On the other hand, don’t ask for G-d’s favor if you haven’t planted any seeds. Like the joke about the man who prayed that he win the lottery and G-d replied, “Meet me halfway and buy a ticket.” If you want financial success, start a career, plant a seed. If you want to lose weight, go on a diet. If you want to become righteous, begin a regiment of good deeds. If you don’t plant, you can’t expect to have sprouting seeds.
 
The nice thing about good deeds is that the sprouting is not commensurate with the seeds. A single good deed can sprout untold goodness, blessing and holiness. It can affect your life and the lives of all around you. Just like a single seed produces an untold number of kernels and a single apple core can produce an entire tree, so can a single good deed sprout incalculable blessing.
 
Taking Root
The single condition is that the seed must first take root. Not every implanted seed does. Many criteria must be met for the seed to take root. The soil must be fertile, the climate must be right and the seed must be healthy. When all the criteria are met, the seed opens up and a shoot sprouts.

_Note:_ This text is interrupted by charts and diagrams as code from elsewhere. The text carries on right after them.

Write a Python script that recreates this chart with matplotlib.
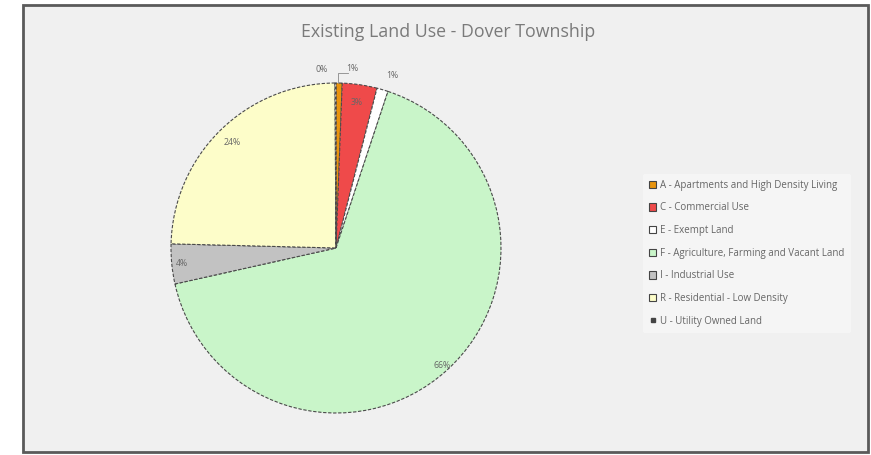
import matplotlib
matplotlib.use("Agg")
import matplotlib.pyplot as plt
from matplotlib.patches import Rectangle, Patch
import numpy as np

title = "Existing Land Use - Dover Township"
categories = [
    "A - Apartments and High Density Living",
    "C - Commercial Use",
    "E - Exempt Land",
    "F - Agriculture, Farming and Vacant Land",
    "I - Industrial Use",
    "R - Residential - Low Density",
    "U - Utility Owned Land",
]
values = [0.6, 3.4, 1.1, 66.4, 3.9, 24.5, 0.1]
colors = ["#e8940e", "#ef4a4a", "#ffffff", "#c9f5c9", "#c2c2c2", "#fdfdc9", "#f5f5f5"]

plt.rcParams['font.family'] = ['Open Sans', 'DejaVu Sans']

fig = plt.figure(figsize=(8.71, 4.55), dpi=100)
fig.patch.set_facecolor("white")

bg = fig.add_axes([0, 0, 1, 1])
bg.set_xlim(0, 871); bg.set_ylim(455, 0); bg.axis("off")
bg.add_patch(Rectangle((23, 5), 845, 447, facecolor="#f0f0f0", edgecolor="#5a5a5a", linewidth=2))
bg.text(448, 32, title, ha="center", va="center", fontsize=12.8, color="#7a7a7a")

ax = fig.add_axes([(336-165)/871, (455-248-165)/455, 330/871, 330/455])
ax.set_facecolor("none")
wedges, texts, autotexts = ax.pie(values, colors=colors, startangle=90, counterclock=False,
                                  autopct="%.0f%%", pctdistance=0.9,
                                  wedgeprops=dict(edgecolor="#4a4a4a", linewidth=0.8, linestyle=(0, (3, 1.5))),
                                  textprops=dict(fontsize=6.3, color="#666666"))
ax.set_aspect("equal")
ax.set_xlim(-1, 1)
ax.set_ylim(-1, 1)

for i, t in enumerate(autotexts):
    w = wedges[i]
    mid = np.deg2rad((w.theta1 + w.theta2) / 2)
    if i == 0:
        x, y = 0.10, 1.09
    elif i == 6:
        x, y = -0.09, 1.08
    elif i == 2:
        x, y = 1.07 * np.cos(mid) + 0.04, 1.07 * np.sin(mid) + 0.02
    else:
        rr = {3: 0.96, 4: 0.94, 5: 0.9, 1: 0.89}.get(i, 0.9)
        x, y = rr * np.cos(mid), rr * np.sin(mid)
    t.set_position((x, y))
    t.set_ha("center"); t.set_va("center")

ax.plot([0.012, 0.012, 0.07], [1.0, 1.06, 1.06], color="#888888", lw=0.6, clip_on=False)

handles = [Patch(facecolor=c, edgecolor="#444444", linewidth=0.8) for c in colors]
handles[-1] = plt.Line2D([], [], marker="s", markersize=2.5, color="#444444", linestyle="none")
leg = fig.legend(handles, categories, loc="upper left", bbox_to_anchor=(638/871, 1-169/455),
                 frameon=True, fontsize=7.0, labelcolor="#666666", handlelength=0.8, handleheight=0.8,
                 handletextpad=0.4, labelspacing=1.2, borderpad=0.6)
leg.get_frame().set_facecolor("#f7f7f7")
leg.get_frame().set_edgecolor("none")

fig.savefig("out.png", dpi=100)
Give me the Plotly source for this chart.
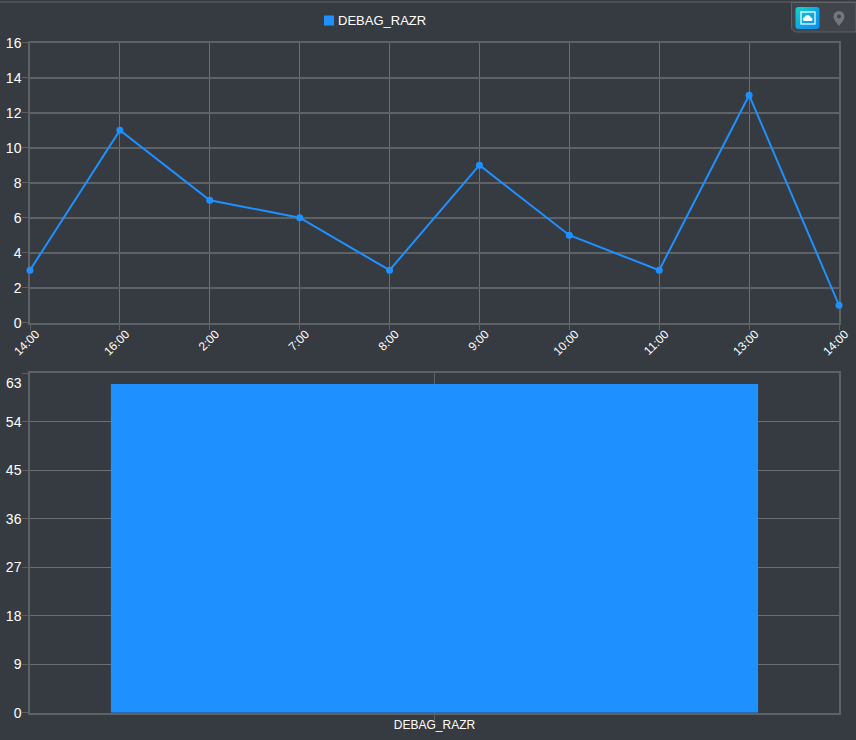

Eventually the seed will rot away completely and the shoot will continue to grow.
 
If we want our good deeds to become sprouting seeds, we too must meet all these criteria. The soil in which we plant our seeds must be fertile. By this we mean that our approach must be G-d entered. If we perform the good deed for self-aggrandizement, the seed won’t sprout. Second, the climate must be right. We must have a climate of love and devotion coupled with reverence and discipline for our seed to sprout. Third, the seed must be healthy. The good deed must be performed completely and without reservation. If it is performed incompletely and with reluctance, we won’t accrue any goodness from it.
 
It will still be a seed, but it won’t sprout. A good deed, even a partial one, is still a good deed, but it won’t sprout blessing and goodness for you and the people around you. Good deeds become sprouting seeds only when they meet these criteria.
 
To sprout, the seed must pass through one more stage. It must rot and open up before the shoot can appear. In terms of good deeds this means that our good deeds must humble us rather than the reverse. There are those who boast of their good deeds and grow haughty from them. If we want the Almighty to accept our good deeds and make them sprout, we must be humble.
 
We must learn to appreciate that performing a good deed is a privilege that the Almighty extends us. He could have given the poor all that they need and denied us the privilege of charity. He withheld from them to extend us a privilege. When we realize that a good deed is a privilege that brings us closer to G-d, it humbles us. We are grateful for the opportunity to serve G-d and draw closer to him. Our conceit melts away, our arrogance withers and our ego rots. Then and only then, can the shoot appear.
 
Just as the seed rots and lets the soil tend the shoot so do we set ourselves aside and let the Divine tend our good deed. With G-d, the deed will sprout far beyond its measure, bringing blessing and goodness to all. Our sages taught that when we perform a good deed, G-d performs a parallel good deed in heaven. The kabbalists suggested that this refers to the sprouting of the seed. When our good deed is wholesome and altruistic, G-d adopts it and makes it His own. Thus the deed becomes a sprouting seed that showers us with torrents of blessing and holiness.
 
The First and Last Seed
At the very beginning of creation, G-d planted the seed of Moshiach. Every time we perform a good deed, the shoot of that seeds sprouts a little more. We pray every day that the shoot of King David sprout quickly. This seed has been sprouting for thousands of years because this seed will release more goodness than any other seed in history, yet we pray that G-d stop taking his time and make this seed sprout quickly.
 
We realize that no seed sprouts on its own and that if we want a plant we must plant a seed, but we want to accelerate the fruition of this particular seed. Our sages compared the arrival of Moshiach to a birth. Perhaps then this is the truest message of the verse, “A woman will conceive (seed) and give birth.” By planting the seeds of good deeds, we give birth to the seed of Moshiach.